Green stink bug on poison ivy. (C) Jo Ellen Meyers Sharp

In the NCIS episode “Viral,” McGee tells Bishop to be careful because the area they are investigating (outside Washington, D.C.) is covered with poison oak. In fact, there have been warnings about poison oak in several “NCIS” episodes.

Those California-based writers probably don’t realize that poison oak (Toxicodendron diversilobum) is rarely found outside the western United States. The leaves of this native plant resemble oak leaves, which accounts for its common name. It can be a vine or a shrub.

Poison oak. Photo courtesy US Forestry Service

There is Atlantic poison oak (T. pubescens), a native vine or shrub-like plant. Although uncommon, it is found in Illinois and states south and east, but not in Indiana.

Much more common in the eastern half of the U.S. is poison ivy (T. radicans). It’s so common that we frequently find this native plant in our yards, whether we live in urban, suburban or rural areas. Poison ivy can take the form of a climbing vine or as a shrub. The most identifying characteristic is “leaves of three, let it be.” It has beautiful fall color and showy berries.

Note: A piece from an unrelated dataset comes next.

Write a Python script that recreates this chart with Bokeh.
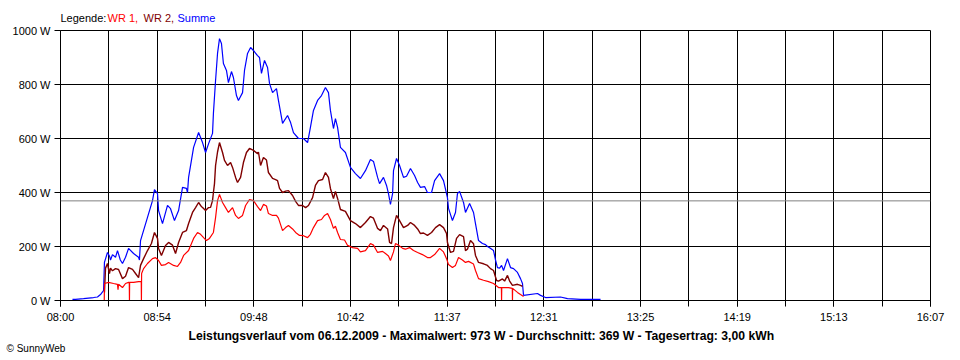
import numpy as np
from bokeh.plotting import figure
from bokeh.layouts import column
from bokeh.models import Range1d, FixedTicker, CustomJSTickFormatter, Span, Title
from bokeh.core.properties import value
from bokeh.embed import file_html
from bokeh.resources import INLINE

# ---- data (minutes since 08:00, watts) ----
summe_min = [6.7, 8.4, 12.9, 18.5, 20.7, 22.4, 24.1, 24.6, 26.3, 27.4, 28.0, 29.1, 30.8, 31.9, 33.5,
             34.7, 36.4, 38.1, 40.9, 43.7, 44.2, 44.8, 48.7, 51.5, 52.6, 54.3, 54.9, 57.1, 59.9, 61.6,
             63.8, 66.1, 68.3, 70.5, 71.1, 71.7, 74.5, 77.3, 79.5, 81.2, 82.9, 85.1, 85.6, 86.8, 87.9,
             89.0, 90.1, 91.2, 92.9, 94.0, 95.7, 96.8, 98.5, 99.6, 101.9, 103.0, 104.7, 106.4, 108.0,
             110.3, 111.4, 112.5, 114.2, 115.9, 117.0, 118.7, 120.9, 122.0, 124.3, 127.1, 128.8, 130.4,
             133.2, 136.0, 138.3, 139.9, 141.6, 143.9, 146.1, 148.3, 150.0, 151.1, 152.8, 153.9, 155.1,
             156.7, 159.5, 162.3, 165.1, 167.9, 170.7, 173.5, 175.2, 177.5, 178.6, 180.8, 182.5, 183.6,
             184.7, 185.9, 186.4, 188.1, 189.8, 192.0, 193.7, 195.9, 198.2, 199.9, 201.5, 203.8, 205.4,
             207.7, 209.4, 212.2, 214.4, 216.6, 217.2, 219.4, 221.1, 222.2, 223.4, 225.6, 226.7, 229.0,
             231.2, 232.3, 234.0, 236.2, 237.9, 239.0, 240.2, 242.4, 243.5, 244.6, 245.8, 246.9, 248.0,
             250.2, 251.9, 253.6, 255.8, 257.5, 258.6, 259.2, 267.0, 268.7, 271.5, 279.9, 283.8, 291.1,
             302.3]
summe_w = [4, 4, 7, 11, 13, 22, 37, 141, 178, 165, 150, 170, 160, 185, 150,
           137, 160, 193, 174, 160, 150, 222, 308, 370, 411, 396, 333, 285, 352, 340,
           296, 333, 419, 415, 400, 456, 567, 622, 585, 548, 581, 619, 693, 815, 915,
           970, 952, 878, 852, 807, 848, 826, 759, 741, 770, 852, 915, 937, 926,
           907, 900, 841, 889, 863, 804, 770, 785, 741, 656, 685, 659, 622,
           600, 600, 585, 641, 704, 741, 759, 789, 770, 704, 637, 674, 641,
           567, 548, 493, 470, 452, 481, 522, 515, 456, 433, 456, 426, 396,
           356, 396, 481, 526, 500, 456, 460, 489, 463, 437, 419, 422, 400,
           400, 444, 470, 444, 381, 341, 296, 326, 396, 404, 363, 326, 359,
           326, 285, 222, 211, 207, 200, 195, 185, 150, 122, 120, 130, 111,
           155, 122, 118, 104, 81, 63, 19, 26, 19, 11, 13, 7, 4,
           4]

wr2_min = [24.6, 25.2, 26.3, 27.4, 28.0, 29.1, 30.8, 32.5, 34.7, 36.4, 38.1, 40.3, 42.0, 43.7, 44.8,
           46.5, 48.7, 50.9, 52.6, 54.3, 54.9, 56.5, 58.8, 60.5, 62.7, 64.4, 66.1, 68.3, 70.5, 71.7,
           73.9, 75.6, 77.3, 78.4, 79.5, 81.2, 82.9, 84.0, 85.1, 85.6, 86.2, 86.8, 87.9, 89.0, 90.7,
           91.8, 93.5, 95.2, 96.3, 98.0, 99.1, 100.8, 102.4, 104.1, 105.8, 108.0, 110.3, 110.8, 112.0,
           113.6, 115.3, 116.4, 118.7, 120.4, 121.5, 122.6, 124.3, 126.0, 127.6, 129.9, 131.6, 133.2,
           135.5, 137.2, 138.8, 141.1, 142.7, 144.4, 146.7, 148.3, 150.0, 151.1, 152.8, 153.9, 155.1,
           156.7, 159.5, 162.3, 165.1, 167.9, 170.7, 173.5, 175.2, 177.5, 179.1, 180.8, 183.1, 184.2,
           185.3, 186.4, 188.1, 189.8, 192.0, 194.3, 195.9, 198.2, 199.9, 201.5, 203.2, 205.4, 207.7,
           209.9, 212.2, 214.4, 216.1, 216.6, 218.3, 220.0, 221.7, 223.4, 225.6, 226.7, 227.8, 229.5,
           231.2, 232.3, 234.0, 236.8, 239.0, 240.7, 242.4, 244.1, 245.2, 247.4, 248.6, 250.2, 251.4,
           253.0, 255.8, 257.5, 258.6]
wr2_w = [30, 120, 137, 100, 120, 110, 118, 115, 81, 90, 122, 115, 100, 85, 130,
         155, 185, 211, 252, 230, 193, 167, 204, 215, 205, 174, 215, 252, 259, 285,
         326, 344, 363, 352, 344, 333, 344, 345, 370, 400, 433, 500, 550, 585, 548,
         519, 500, 511, 493, 456, 437, 456, 511, 548, 563, 556, 544, 550, 500,
         530, 520, 474, 452, 448, 444, 415, 400, 405, 407, 389, 367, 352,
         352, 344, 352, 381, 426, 444, 448, 474, 456, 415, 378, 404, 378,
         337, 330, 296, 285, 270, 289, 311, 305, 267, 259, 278, 265, 215,
         211, 270, 315, 296, 270, 278, 289, 278, 265, 248, 250, 241, 252,
         270, 281, 270, 248, 215, 178, 182, 230, 244, 237, 185, 190, 222,
         210, 167, 141, 136, 130, 118, 111, 74, 72, 80, 72, 93, 72,
         56, 60, 56, 52]

wr1_min = [24.5, 24.6, 26.9, 29.7, 31.9, 32.2, 32.5, 34.7, 36.4, 38.1, 38.5, 38.6, 38.7, 40.9, 43.7,
           45.2, 45.3, 45.4, 46.5, 48.7, 51.5, 53.2, 54.9, 56.5, 58.8, 60.5, 63.3, 65.5, 67.2, 68.9,
           71.7, 74.5, 76.7, 78.4, 80.1, 81.7, 83.4, 85.6, 86.8, 87.9, 89.0, 90.7, 92.4, 94.0, 96.3,
           98.0, 99.6, 101.9, 103.6, 105.8, 108.0, 110.3, 112.0, 113.6, 115.3, 116.4, 118.7, 120.9,
           122.0, 124.3, 126.0, 127.6, 129.9, 131.6, 133.8, 136.0, 138.3, 139.9, 141.6, 143.9, 146.1,
           147.8, 149.5, 151.1, 152.8, 153.9, 155.1, 156.7, 159.0, 160.7, 163.5, 166.3, 167.9, 170.7,
           173.5, 175.2, 177.5, 180.3, 181.9, 183.6, 184.7, 186.4, 187.5, 189.2, 191.5, 193.1, 195.4,
           197.6, 199.9, 202.6, 205.4, 207.1, 209.4, 212.2, 214.4, 216.1, 217.2, 219.4, 221.1, 222.8,
           225.0, 226.7, 228.4, 231.2, 232.3, 234.0, 236.8, 239.6, 242.4, 245.2, 246.8, 246.9, 247.0,
           250.8, 252.9, 253.0, 253.1, 255.8, 257.5, 259.2]
wr1_w = [0, 63, 67, 63, 60, 40, 60, 48, 63, 67, 67, 0, 67, 67, 70,
         70, 0, 100, 118, 137, 155, 159, 148, 130, 133, 141, 130, 126, 141, 167,
         185, 230, 252, 245, 233, 222, 230, 252, 307, 370, 393, 363, 344, 326, 344,
         315, 304, 315, 352, 374, 370, 348, 333, 356, 350, 322, 315, 315,
         305, 259, 270, 278, 265, 252, 241, 240, 233, 245, 270, 296, 300,
         315, 322, 300, 267, 275, 252, 226, 224, 204, 196, 193, 180, 185,
         211, 205, 178, 182, 174, 165, 148, 180, 211, 205, 193, 190, 196,
         185, 178, 170, 159, 159, 170, 193, 180, 155, 133, 122, 130, 159,
         150, 141, 145, 135, 111, 81, 75, 70, 63, 48, 48, 0, 48,
         48, 45, 0, 45, 30, 22, 15]

average_w = 369
tick_labels = ["08:00", "08:54", "09:48", "10:42", "11:37", "12:31", "13:25", "14:19", "15:13", "16:07"]
y_ticks = [0, 200, 400, 600, 800, 1000]
span_min = 487

legend_texts = ["Legende:", "WR 1,", "WR 2,", "Summe"]
legend_colors = ["black", "#FF0000", "#800000", "#0000FF"]
title_text = ("Leistungsverlauf vom 06.12.2009 - Maximalwert: 973 W - Durchschnitt: 369 W "
              "- Tagesertrag: 3,00 kWh")
credit_text = "© SunnyWeb"
FONT = "Liberation Sans"
W = 960
FRAME_W = 870

# ---- top strip: coloured legend text (its frame is aligned with the chart frame) ----
top = figure(width=W, height=24, x_range=Range1d(0, FRAME_W), y_range=Range1d(0, 24),
             output_backend="svg", toolbar_location=None, x_axis_location=None,
             y_axis_location=None, min_border_left=60, min_border_right=30,
             min_border_top=0, min_border_bottom=0)
top.grid.visible = False
top.outline_line_color = None
top.text(x=[0, 47, 83, 117], y=[7, 7, 7, 7], text=legend_texts, text_color=legend_colors,
         text_font=value(FONT), text_font_size=value("11px"), text_baseline="middle", text_align="left")

# ---- main chart ----
p = figure(width=W, height=336, x_range=Range1d(0, span_min), y_range=Range1d(0, 1000),
           output_backend="svg", toolbar_location=None,
           min_border_left=60, min_border_right=30, min_border_top=6, min_border_bottom=60)
p.background_fill_color = "white"
p.border_fill_color = "white"
p.outline_line_color = "black"
p.outline_line_width = 1

major = list(np.linspace(0, span_min, len(tick_labels)))
minor = list(np.linspace(0, span_min, 2 * len(tick_labels) - 1))
p.xaxis.ticker = FixedTicker(ticks=major, minor_ticks=minor)
p.xaxis.formatter = CustomJSTickFormatter(args=dict(labels=tick_labels, span=span_min, n=len(tick_labels) - 1),
                                          code="return labels[Math.round(tick * n / span)];")
p.yaxis.ticker = FixedTicker(ticks=y_ticks)
p.yaxis.formatter = CustomJSTickFormatter(code="return tick.toFixed(0) + ' W';")

for ax in (p.xaxis[0], p.yaxis[0]):
    ax.axis_line_color = "black"
    ax.major_tick_line_color = "black"
    ax.minor_tick_line_color = "black"
    ax.major_tick_in = 0
    ax.major_tick_out = 6
    ax.minor_tick_in = 0
    ax.minor_tick_out = 6
    ax.major_label_text_font = FONT
    ax.major_label_text_font_size = "11px"
    ax.major_label_text_color = "black"
p.yaxis.minor_tick_line_color = None
p.xaxis.major_label_standoff = 4
p.yaxis.major_label_standoff = 4

p.xgrid.grid_line_color = "black"
p.xgrid.minor_grid_line_color = "black"
p.ygrid.grid_line_color = "black"

p.add_layout(Span(location=average_w, dimension="width", line_color="#808080", line_width=1))

p.line(summe_min, summe_w, line_color="#0000FF", line_width=1.2)
p.line(wr2_min, wr2_w, line_color="#800000", line_width=1.4)
p.line(wr1_min, wr1_w, line_color="#FF0000", line_width=1.2)

# ---- bottom texts as titles below the chart ----
p.add_layout(Title(text=title_text, align="left", offset=128, standoff=2, text_font=FONT,
                   text_font_size="12.2px", text_font_style="bold", text_color="black"), "below")
credit = Title(text=credit_text, align="left", offset=-54, standoff=0, text_font=FONT,
               text_font_size="10px", text_font_style="normal", text_color="black")
try:
    credit.standoff = -20
except Exception:
    pass
p.add_layout(credit, "below")

layout = column(top, p, spacing=0)
open("out.html", "w").write(file_html(layout, INLINE))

Poison sumac. © Troy Evans /Bugwood.org

Poison sumac (T. vernix) also can be found in Indiana, especially along riverbanks or swampy areas, where it grows as a shrub or small tree. Its leaves are opposite each other on slightly arching branches.

Poison ivy, poison sumac and poison oak all contain urushiol, an oil that causes the rash or welts associated with exposure to these plants.

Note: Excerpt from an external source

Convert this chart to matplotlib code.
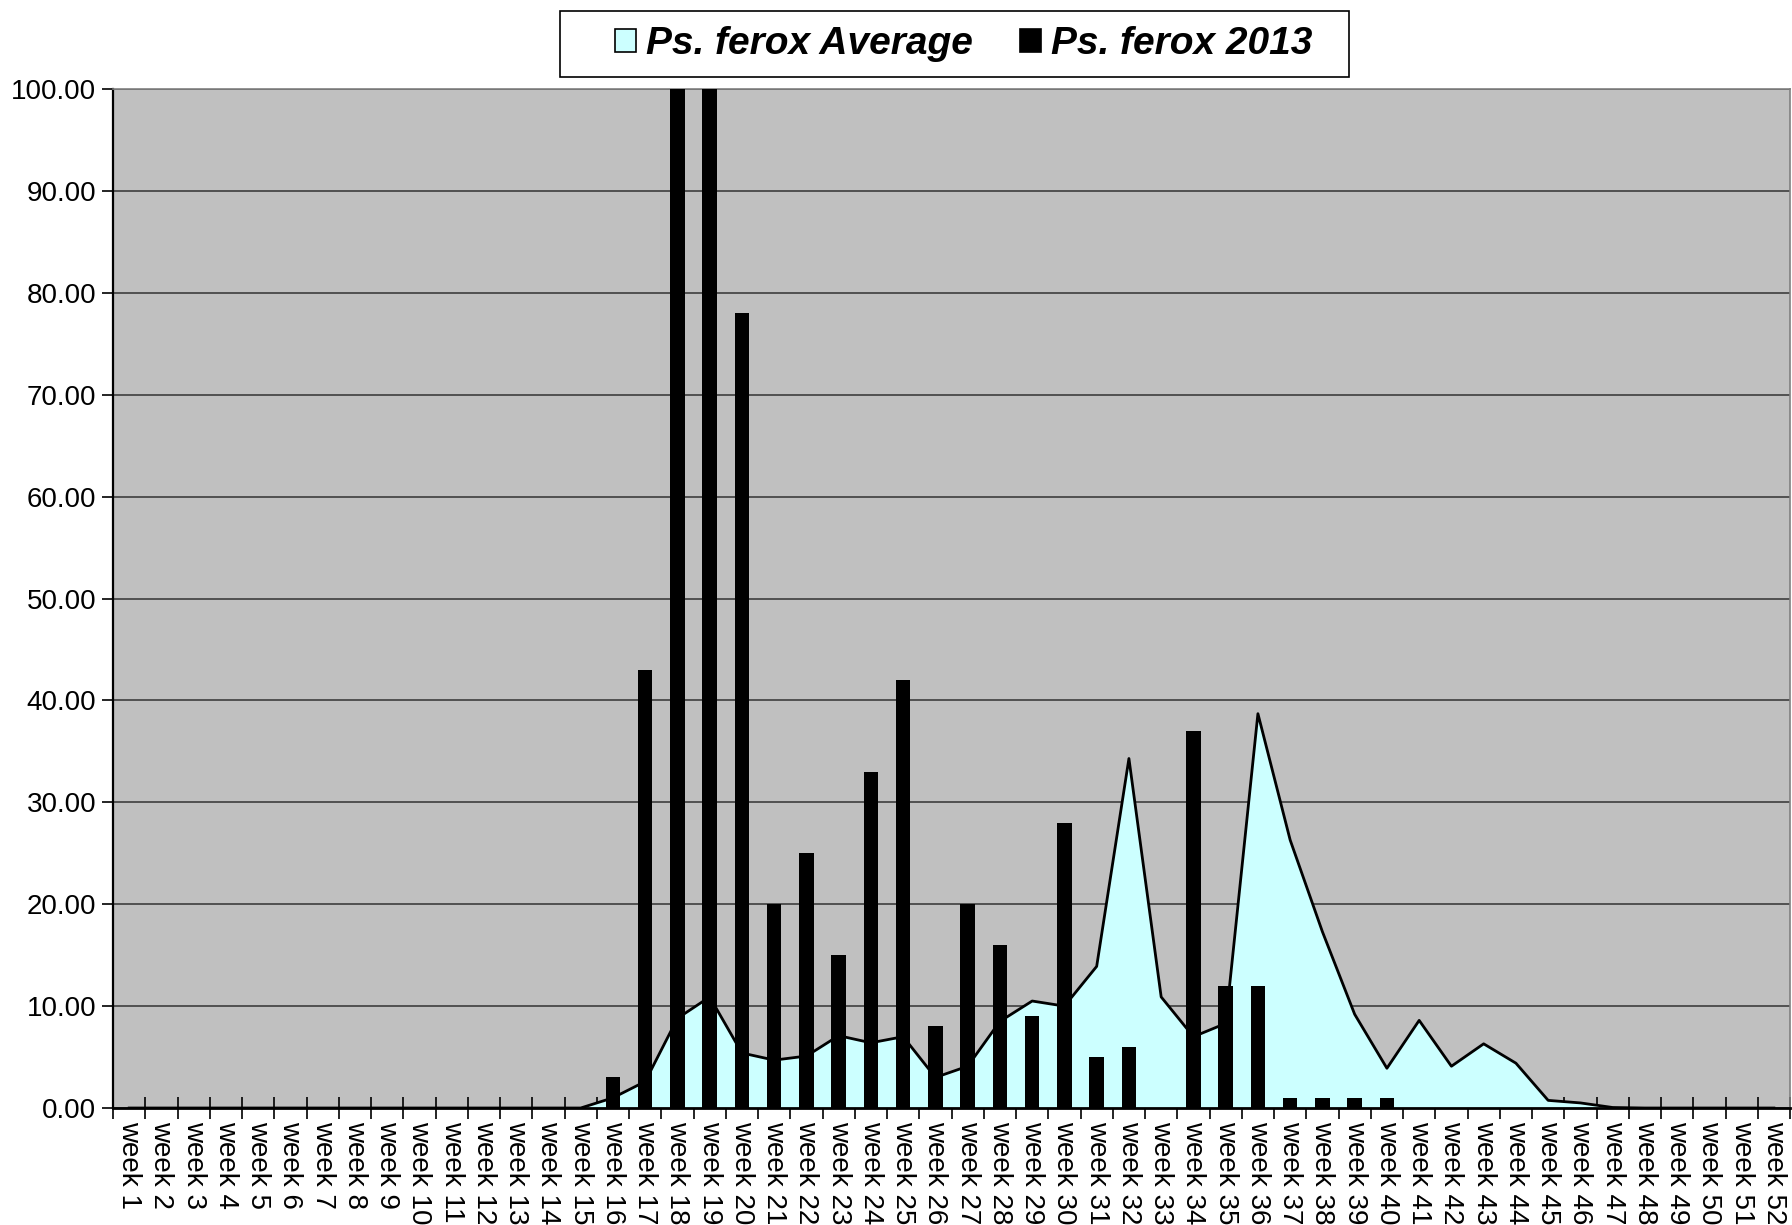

Another native plant, Virginia creeper (Parthenocissus quinquefolia) is sometimes mistaken for poison ivy, primarily because the leaves look similar. But Virginia creeper has five leaflets to a leaf and it climbs by tendrils and suction cup-like appendages. It has purple fruit and beautiful fall color. The leaves and stems of this plant contain crystals of calcium oxalate, called raphides, which can cause dermatitis on some people.

Virginia creeper scampers over cheddar pinks. (C) Jo Ellen Meyers Sharp

What’s a gardener to do? I always wear long sleeves, jeans and gloves when pulling Virginia creeper from my neighbor’s fence or other places in my yard. If I find poison ivy, I cover my arm with several plastic sleeves that newspapers come in. I pull the poison ivy, then pull the plastic sleeve over my hand and toss bag in the trash.

There are products you can apply that provide a barrier to these plants’ irritants. And if skin is exposed, there are specialized products to clean the area. Your pharmacist can make recommendations. Always read and follow the label directions.

Remember to use care when taking off clothes worn when working with these plants. The oil can remain on the material and be transferred to your skin. Consider washing garments that were exposed to the oils twice.